Remote Indigenous communities slammed by two cyclones are nervous that rebuilding jobs to repair their communities will be taken by fly-in-fly-out white people.


Residents of Galiwinku and Yirrkala in north-east Arnhem Land said they were eager to work with the mainstream community to develop skills and rebuild.

“I need to put my people to this job and push my people to work with these whitefellas,” Galiwinku resident Timmy Ganambarr told AAP.

“People need help to get up and walk with you mob together, climb this big hill together.”

Yirrkala resident Djuwalpi Marika said he wanted to build pride in the community’s economic sustainability.

“We are a passenger, we want to be a driver,” he said.

“We have so much land, we could be rich in our minerals and land, but when you look, we are in poverty, third world country.”

He said he didn’t want Centrelink handouts, but to work with government.

Minister for Indigenous Affairs Nigel Scullion has been visiting the communities this week, and he agreed.

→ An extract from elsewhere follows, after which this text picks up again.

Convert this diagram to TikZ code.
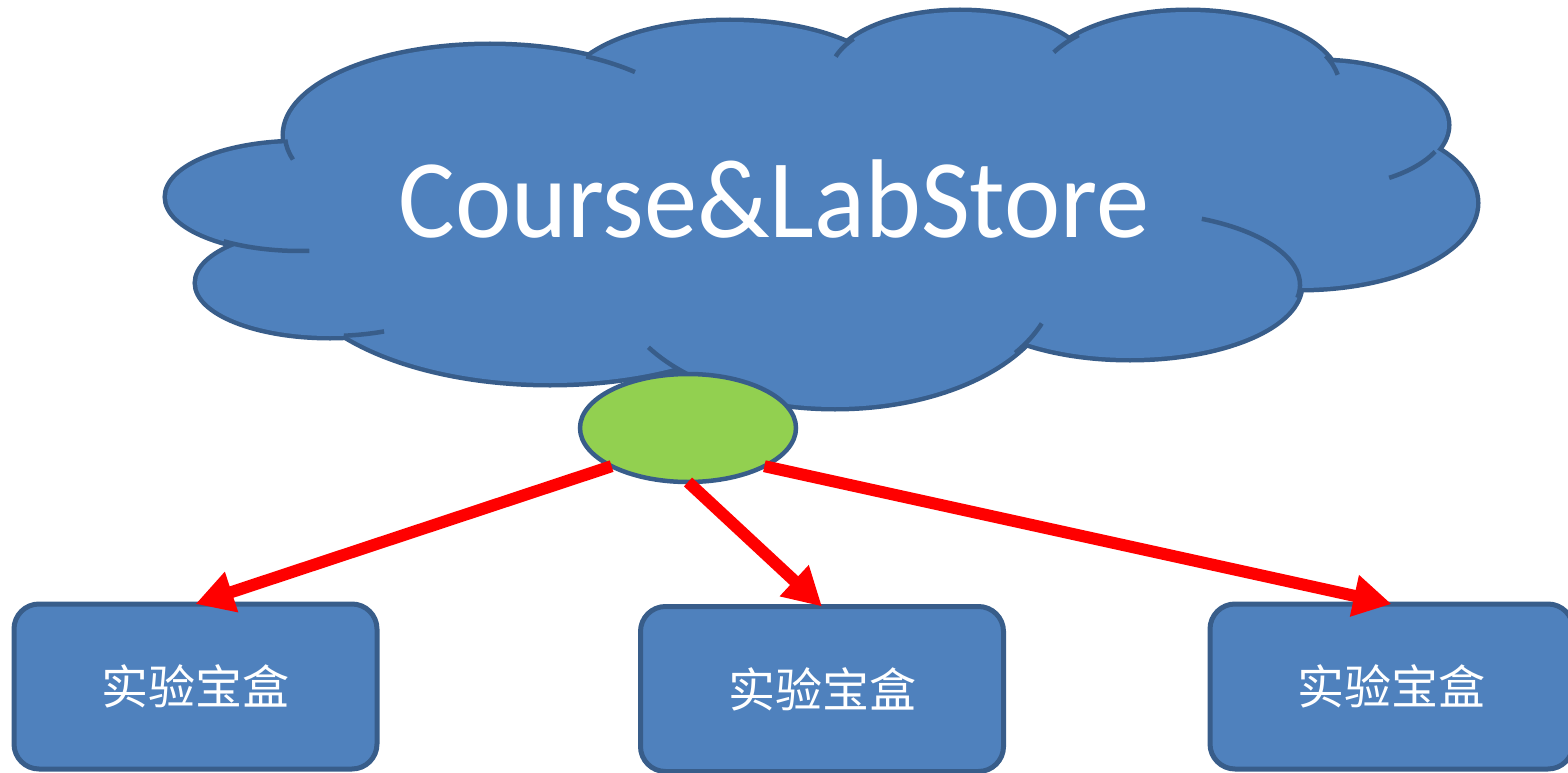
\documentclass[tikz,border=0pt]{standalone}
\usepackage{fontspec}
\setmainfont{Carlito}
\newfontfamily\cloudfont[FakeStretch=0.95]{Carlito}
\newfontfamily\cjk{Noto Sans CJK SC}
\usetikzlibrary{arrows.meta,shapes.geometric}
\definecolor{edge}{HTML}{385D8A}
\definecolor{cfill}{HTML}{4F81BD}
\definecolor{leaf}{HTML}{92D050}
\tikzset{
  boxnode/.style={draw=edge, line width=5pt, fill=cfill, rounded corners=25pt,
    minimum width=363pt, minimum height=165pt, inner sep=0pt, outer sep=0pt,
    text=white, font=\cjk\fontsize{47}{47}\selectfont},
  hub/.style={ellipse, draw=edge, line width=4.5pt, fill=leaf,
    minimum width=216pt, minimum height=108pt, inner sep=0pt, outer sep=0pt},
  redarrow/.style={draw=red, line width=12pt, -{Triangle[length=38pt,width=40pt]}},
  crease/.style={draw=edge, line width=4.5pt}
}
\begin{document}
\begin{tikzpicture}[x=1pt,y=1pt]
\useasboundingbox (0,0) rectangle (1568,-773);
% cloud: outline pass (double width, inner half hidden by refill)
\foreach \cx/\cy/\rx/\ry in {300/197/133/54, 330/283/133/53, 550/260/259/123,
  490/135/205/89, 730/95/165/73, 960/75/130/63, 1188/88/152/76,
  1320/125/127/63, 1300/203/176/85, 1130/285/170/73, 835/280/220/127}
  \filldraw[draw=edge, fill=cfill, line width=9pt] (\cx,-\cy) ellipse [x radius=\rx, y radius=\ry];
\foreach \cx/\cy/\rx/\ry in {300/197/133/54, 330/283/133/53, 550/260/259/123,
  490/135/205/89, 730/95/165/73, 960/75/130/63, 1188/88/152/76,
  1320/125/127/63, 1300/203/176/85, 1130/285/170/73, 835/280/220/127}
  \fill[cfill] (\cx,-\cy) ellipse [x radius=\rx, y radius=\ry];
\fill[cfill] (330,-170) -- (500,-90) -- (740,-70) -- (960,-60) -- (1190,-70)
  -- (1320,-130) -- (1350,-210) -- (1200,-280) -- (1000,-330) -- (820,-360)
  -- (550,-340) -- (360,-290) -- (280,-220) -- cycle;
% creases
\foreach \cx/\cy/\rx/\ry/\a/\b in {490/135/205/89/183/196, 490/135/205/89/62/45,
  960/75/130/63/145/163, 1188/88/152/76/136/152, 1188/88/152/76/25/10,
  1320/125/127/63/-25/-57, 1130/285/170/73/65/-10, 835/280/220/127/-35/-20,
  835/280/220/127/228/212, 330/283/133/53/-84/-66, 300/197/133/54/-125/-86}
  \draw[crease] (\cx,-\cy) ++(\a:\rx pt and \ry pt)
    arc[start angle=\a, end angle=\b, x radius=\rx pt, y radius=\ry pt];
\node[anchor=base, text=white, font=\cloudfont\fontsize{112}{112}\selectfont, inner sep=0pt]
  (cloud) at (774,-237) {Course\&LabStore};
% hub
\node[hub] (g) at (688,-428) {};
% boxes
\node[boxnode] (b1) at (195.5,-686.5) {实验宝盒};
\node[boxnode] (b2) at (822,-689) {实验宝盒};
\node[boxnode] (b3) at (1391.5,-686.5) {实验宝盒};
% arrows
\draw[redarrow] (g.south west) -- (b1.north);
\draw[redarrow] (g.south) -- (b2.north);
\draw[redarrow] (g.south east) -- (b3.north);
\end{tikzpicture}
\end{document}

“There is, like me, a bit of cynicism and a bit of nervousness about what has always happened in the past – that white people with nail bags and hammers get off planes, do the work and disappear,” he said from Yirrkala on Friday.

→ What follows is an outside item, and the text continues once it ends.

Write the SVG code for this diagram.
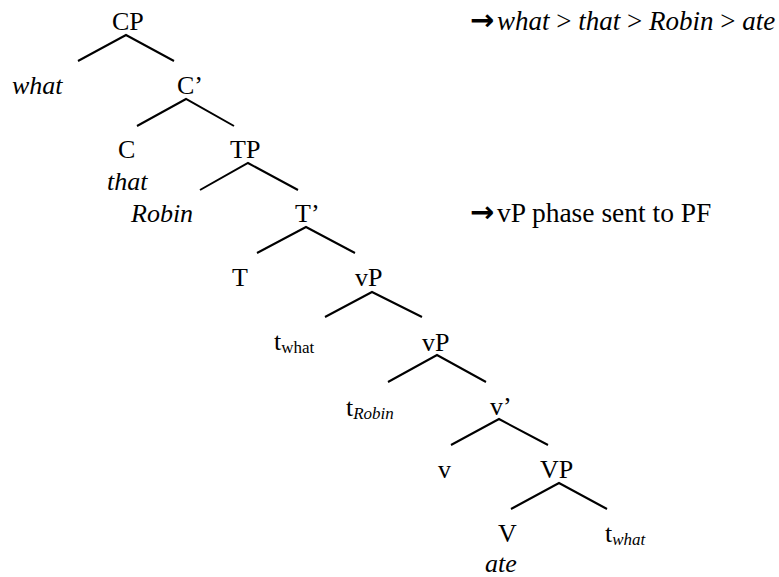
<svg xmlns="http://www.w3.org/2000/svg" width="779" height="577" viewBox="0 0 779 577">
<style>
text{font-family:"Liberation Serif","Times New Roman",serif;font-size:26px;fill:#000}
.i{font-style:italic}
.sub{font-size:17px}
.n1{font-size:27px}
.n2{font-size:27.5px}
.arr{font-family:"DejaVu Sans",sans-serif;font-size:29px;font-weight:bold}
.edge{fill:none;stroke:#000;stroke-width:2}
</style>
<rect width="779" height="577" fill="#fff"/>
<g id="connectors">
<polyline class="edge" points="78,61 126,35 174,61"/>
<polyline class="edge" points="137,126 186,99 234,126"/>
<polyline class="edge" points="200,190 248,163 298,190"/>
<polyline class="edge" points="257,253 306,227 355,253"/>
<polyline class="edge" points="325,317 372,292 422,317"/>
<polyline class="edge" points="388,382 437,355 486,382"/>
<polyline class="edge" points="451,445 499,419 548,445"/>
<polyline class="edge" points="511,509 559,483 607,509"/>
</g>
<g id="CP"><text x="112" y="30">CP</text></g>
<g id="what"><text class="i" x="12" y="94">what</text></g>
<g id="Cbar"><text x="177" y="94">C’</text></g>
<g id="C"><text x="118" y="158">C</text><text class="i" x="107" y="190">that</text></g>
<g id="TP"><text x="230" y="158">TP</text></g>
<g id="Robin"><text class="i" x="131" y="222">Robin</text></g>
<g id="Tbar"><text x="295" y="222">T’</text></g>
<g id="T"><text x="232" y="286">T</text></g>
<g id="vP1"><text x="355" y="286">vP</text></g>
<g id="t_what1"><text x="274" y="350">t<tspan class="sub" dy="3">what</tspan></text></g>
<g id="vP2"><text x="422" y="351">vP</text></g>
<g id="t_Robin"><text x="346" y="416">t<tspan class="sub i" dy="3">Robin</tspan></text></g>
<g id="vbar"><text x="490" y="415">v’</text></g>
<g id="v"><text x="438" y="478">v</text></g>
<g id="VP"><text x="540" y="478">VP</text></g>
<g id="V"><text x="498" y="542">V</text><text class="i" x="485" y="572">ate</text></g>
<g id="t_what2"><text x="605" y="542">t<tspan class="sub i" dy="3">what</tspan></text></g>
<g id="note1">
<text class="arr" x="470" y="30">→</text>
<text class="n1" x="497" y="30"><tspan class="i">what</tspan> &gt; <tspan class="i">that</tspan> &gt; <tspan class="i">Robin</tspan> &gt; <tspan class="i">ate</tspan></text>
</g>
<g id="note2">
<text class="arr" x="470" y="222">→</text>
<text class="n2" x="497" y="222">vP phase sent to PF</text>
</g>
</svg>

“I’m here to ensure that doesn’t happen.”

He said that while building a new home took time and training, there was plenty of refurbishment work that could be mostly undertaken by locals.

“(It’s about) ensuring those people in community are front and centre; it should only be when we completely can’t find someone that we look for assistance for the job.”

While Galiwinku had suffered far greater damage from the two storms earlier this year and needed the emergency funds that have been directed there, environmental damage from both cyclones is still evident around indigenous communities near Nhulunbuy.

“We’re scared down here that one day a bigger cyclone is going to wipe us out,” renowned Yirrkala artist Banduk Marika said.

“Environmental thinkers have got to say, ‘what are we going to do to save the beach down there and the community down there?”

At Ski Beach community, three boats remain dumped on the rocky sand by Cyclone Nathan, and uprooted trees still dot the streets and block footpaths.

Mr Scullion said he had spoken to the local Gumatj Aboriginal Corporation on Friday about plans to collect the fallen trees and recycle them as lumber and timber, which he applauded as innovative.

“I’ve been really heartened by the work that’s been done,” he said.